Analytic Model of Threshold Voltage Variation Induced by Plasma Charging Damage in High-$k$ Metal--Oxide--Semiconductor Field-Effect Transistor

We discuss plasma charging damage (PCD) to high-$k$ gate dielectrics and the resultant threshold voltage shift ($\Delta V_{\text{th}}$) in n-channel metal--oxide--semiconductor field-effect transistors (n-ch MOSFETs). The PCD induced by the antenna effect is focused on, and $\Delta V_{\text{th}}$ and its variation are estimated for MOSFETs treated by various plasma processes. We propose a $\Delta V_{\text{th}}$ variation model based on both the power-law dependence of $\Delta V_{\text{th}}$ on the antenna ratio $r$ (= exposed metal interconnect area/gate area) and the $r$ distribution deduced from an interconnect-length distribution function (ILDF) in a large-scale integrated (LSI) circuit.
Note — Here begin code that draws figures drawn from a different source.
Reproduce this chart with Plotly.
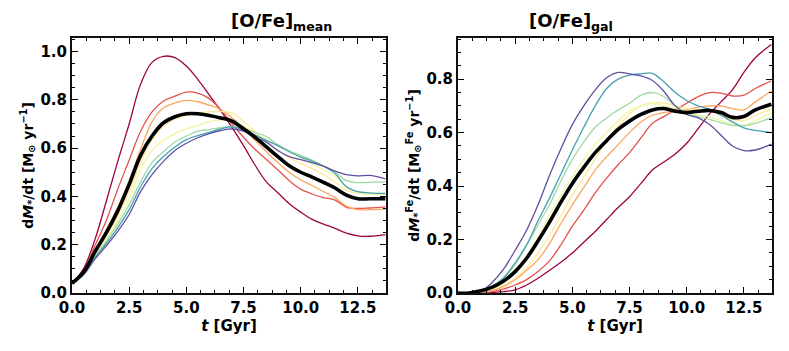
import plotly.graph_objects as go

# ---------------- data ----------------
t = [0, 0.5, 1, 1.5, 2, 2.5, 3, 3.5, 4, 4.5, 5, 5.5, 6, 6.5, 7, 7.5, 8, 8.5,
     9, 9.5, 10, 10.5, 11, 11.5, 12, 12.5, 13, 13.7]

colors = ["#9e0142", "#e2524a", "#fca55d", "#fee99a", "#edf8a3", "#a1d9a4", "#48a1b3", "#5e4fa2"]

# left panel: dM*/dt  ([O/Fe]_mean bins)
left_series = [
    [0.04, 0.10, 0.22, 0.38, 0.545, 0.70, 0.865, 0.955, 0.98, 0.975, 0.94, 0.885, 0.82, 0.755,
     0.685, 0.61, 0.53, 0.46, 0.415, 0.37, 0.335, 0.305, 0.285, 0.268, 0.248, 0.237, 0.235, 0.242],
    [0.04, 0.09, 0.195, 0.30, 0.43, 0.55, 0.67, 0.75, 0.795, 0.815, 0.832, 0.828, 0.805, 0.76,
     0.70, 0.645, 0.595, 0.553, 0.51, 0.465, 0.43, 0.41, 0.395, 0.385, 0.355, 0.35, 0.352, 0.357],
    [0.04, 0.085, 0.175, 0.26, 0.355, 0.465, 0.595, 0.71, 0.767, 0.787, 0.798, 0.792, 0.778, 0.76,
     0.725, 0.685, 0.632, 0.585, 0.54, 0.50, 0.468, 0.445, 0.42, 0.395, 0.36, 0.345, 0.345, 0.347],
    [0.04, 0.082, 0.16, 0.235, 0.32, 0.42, 0.54, 0.635, 0.69, 0.72, 0.735, 0.745, 0.75, 0.752,
     0.745, 0.71, 0.67, 0.625, 0.59, 0.56, 0.537, 0.515, 0.49, 0.46, 0.425, 0.413, 0.41, 0.41],
    [0.04, 0.08, 0.155, 0.225, 0.30, 0.39, 0.51, 0.59, 0.632, 0.66, 0.68, 0.695, 0.71, 0.717,
     0.715, 0.69, 0.665, 0.635, 0.61, 0.585, 0.56, 0.535, 0.51, 0.485, 0.44, 0.415, 0.41, 0.41],
    [0.04, 0.078, 0.15, 0.215, 0.285, 0.365, 0.46, 0.54, 0.585, 0.625, 0.65, 0.67, 0.677, 0.685,
     0.69, 0.68, 0.665, 0.648, 0.615, 0.59, 0.57, 0.55, 0.525, 0.50, 0.465, 0.457, 0.458, 0.46],
    [0.04, 0.077, 0.145, 0.205, 0.27, 0.345, 0.44, 0.515, 0.565, 0.605, 0.635, 0.652, 0.665, 0.68,
     0.688, 0.675, 0.655, 0.632, 0.61, 0.585, 0.563, 0.545, 0.525, 0.495, 0.44, 0.42, 0.415, 0.412],
    [0.04, 0.075, 0.14, 0.195, 0.255, 0.325, 0.42, 0.49, 0.545, 0.59, 0.62, 0.643, 0.66, 0.673,
     0.68, 0.67, 0.645, 0.625, 0.59, 0.565, 0.552, 0.54, 0.525, 0.505, 0.49, 0.485, 0.487, 0.473],
]
left_mean = [0.04, 0.085, 0.17, 0.25, 0.34, 0.45, 0.57, 0.65, 0.705, 0.73, 0.742, 0.742, 0.735, 0.725,
             0.712, 0.68, 0.645, 0.605, 0.565, 0.527, 0.50, 0.48, 0.458, 0.435, 0.405, 0.39, 0.39, 0.39]

# right panel: dM*^Fe/dt  ([O/Fe]_gal bins)
right_series = [
    [0, 0, 0, 0.002, 0.005, 0.012, 0.03, 0.055, 0.085, 0.115, 0.15, 0.19, 0.23, 0.275,
     0.32, 0.36, 0.41, 0.46, 0.49, 0.52, 0.56, 0.615, 0.67, 0.715, 0.76, 0.825, 0.88, 0.93],
    [0, 0, 0, 0.005, 0.015, 0.03, 0.05, 0.08, 0.12, 0.18, 0.25, 0.31, 0.375, 0.43,
     0.48, 0.525, 0.58, 0.635, 0.66, 0.685, 0.71, 0.735, 0.75, 0.748, 0.737, 0.74, 0.765, 0.793],
    [0, 0, 0.002, 0.01, 0.025, 0.05, 0.085, 0.125, 0.185, 0.26, 0.33, 0.395, 0.46, 0.51,
     0.555, 0.60, 0.64, 0.665, 0.675, 0.68, 0.685, 0.695, 0.70, 0.70, 0.69, 0.685, 0.715, 0.756],
    [0, 0, 0.005, 0.015, 0.03, 0.055, 0.095, 0.15, 0.215, 0.29, 0.365, 0.435, 0.50, 0.57,
     0.625, 0.67, 0.70, 0.712, 0.71, 0.70, 0.69, 0.685, 0.68, 0.665, 0.65, 0.645, 0.665, 0.688],
    [0, 0, 0.005, 0.02, 0.045, 0.09, 0.14, 0.21, 0.29, 0.365, 0.435, 0.50, 0.555, 0.60,
     0.645, 0.68, 0.70, 0.708, 0.70, 0.69, 0.675, 0.665, 0.66, 0.645, 0.632, 0.628, 0.645, 0.675],
    [0, 0, 0.005, 0.025, 0.06, 0.115, 0.18, 0.255, 0.33, 0.42, 0.50, 0.565, 0.62, 0.655,
     0.685, 0.71, 0.74, 0.75, 0.735, 0.70, 0.675, 0.66, 0.65, 0.637, 0.627, 0.625, 0.635, 0.656],
    [0, 0, 0.004, 0.025, 0.055, 0.11, 0.18, 0.27, 0.355, 0.445, 0.535, 0.62, 0.70, 0.765,
     0.80, 0.815, 0.82, 0.822, 0.79, 0.75, 0.72, 0.70, 0.687, 0.665, 0.64, 0.618, 0.608, 0.60],
    [0, 0, 0.006, 0.04, 0.09, 0.16, 0.235, 0.33, 0.44, 0.54, 0.63, 0.70, 0.76, 0.805,
     0.825, 0.82, 0.812, 0.795, 0.755, 0.70, 0.668, 0.655, 0.63, 0.59, 0.55, 0.533, 0.535, 0.557],
]
right_mean = [0, 0, 0.008, 0.022, 0.045, 0.08, 0.13, 0.195, 0.265, 0.34, 0.41, 0.47, 0.525, 0.57,
              0.612, 0.643, 0.668, 0.685, 0.69, 0.68, 0.675, 0.68, 0.683, 0.675, 0.657, 0.66, 0.685, 0.706]

titles = ["<b>[O/Fe]<sub>mean</sub></b>", "<b>[O/Fe]<sub>gal</sub></b>"]
ylabels = ["<b>d<i>M</i><sub>*</sub>/dt [M<sub>⊙</sub> yr<sup>−1</sup>]</b>",
           "<b>d<i>M</i><sub>*</sub><sup>Fe</sup>/dt [M<sub>⊙</sub><sup>Fe</sup> yr<sup>−1</sup>]</b>"]
xlabel = "<b><i>t</i> [Gyr]</b>"
x_ticks = [0, 2.5, 5, 7.5, 10, 12.5]
x_ticklabels = ["0.0", "2.5", "5.0", "7.5", "10.0", "12.5"]

# ---------------- figure ----------------
OFF = 8                       # page body margin of the browser
W, H = 789 - OFF, 351 - OFF
FONT = "DejaVu Sans"
fig = go.Figure()

for i, (series, mean) in enumerate([(left_series, left_mean), (right_series, right_mean)]):
    xa = "x" if i == 0 else "x2"
    ya = "y" if i == 0 else "y2"
    for c, s in zip(colors, series):
        fig.add_trace(go.Scatter(x=t, y=s, mode="lines", xaxis=xa, yaxis=ya,
                                 line=dict(color=c, width=1.3, shape="spline"),
                                 showlegend=False, hoverinfo="skip"))
    fig.add_trace(go.Scatter(x=t, y=mean, mode="lines", xaxis=xa, yaxis=ya,
                             line=dict(color="black", width=3.6, shape="spline"),
                             showlegend=False, hoverinfo="skip"))

def px_x(p):
    return (p - OFF) / W

def px_y(p):
    return 1 - (p - OFF) / H

dom_x = [[px_x(72), px_x(386)], [px_x(458), px_x(772)]]
dom_y = [px_y(293), px_y(38)]
yranges = [[0, 1.056], [0, 0.954]]

tickfont = dict(family=FONT, size=15, color="black", weight="bold")
common_axis = dict(showline=True, linecolor="#111111", linewidth=2, mirror="allticks",
                   ticks="inside", ticklen=6, tickwidth=1.3, tickcolor="black",
                   showgrid=False, zeroline=False, tickfont=tickfont, automargin=False)

for i in range(2):
    sfx = "" if i == 0 else "2"
    fig.layout["xaxis" + sfx] = dict(
        domain=dom_x[i], range=[0, 13.73], anchor="y" + sfx,
        tickvals=x_ticks, ticktext=x_ticklabels,
        minor=dict(dtick=0.625, tick0=0, ticks="inside", ticklen=3, tickwidth=1, tickcolor="black"),
        title=dict(text=xlabel, font=dict(family=FONT, size=15, color="black"), standoff=0),
        **common_axis)
    fig.layout["yaxis" + sfx] = dict(
        domain=dom_y, range=yranges[i], anchor="x" + sfx,
        dtick=0.2, tick0=0, tickformat=".1f",
        minor=dict(dtick=0.05, tick0=0, ticks="inside", ticklen=3, tickwidth=1, tickcolor="black"),
        title=dict(text=ylabels[i], font=dict(family=FONT, size=14, color="black"), standoff=4),
        **common_axis)
    fig.add_annotation(text=titles[i], xref="paper", yref="paper",
                       x=(dom_x[i][0] + dom_x[i][1]) / 2, y=dom_y[1], yanchor="bottom",
                       yshift=2, showarrow=False,
                       font=dict(family=FONT, size=18, color="black"))

fig.update_layout(width=W, height=H, margin=dict(l=0, r=0, t=0, b=0),
                  plot_bgcolor="white", paper_bgcolor="white",
                  font=dict(family=FONT, color="black"))

fig.write_html("out.html")
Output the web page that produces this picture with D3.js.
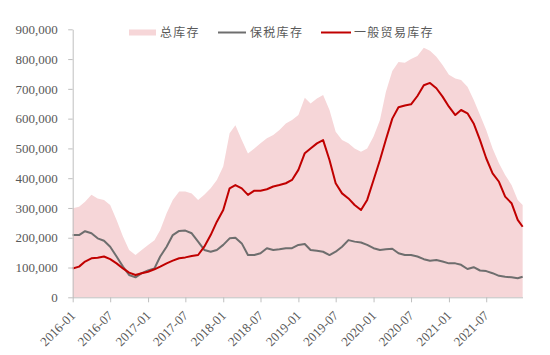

Then, we simulate the variations in $\Delta V_{\text{th}}$ [$\sigma(\Delta V_{\text{th}})$] and the subthreshold leakage current $I_{\text{off}}$ [$\sigma(I_{\text{off}})$], in accordance with the employed $r$ distribution. The model prediction quantitatively shows the effects of PCD on $\sigma(\Delta V_{\text{th}})$ and $\sigma(I_{\text{off}})$: The antenna effect is found to increase $\sigma(\Delta V_{\text{th}})$ and $\sigma(I_{\text{off}})$.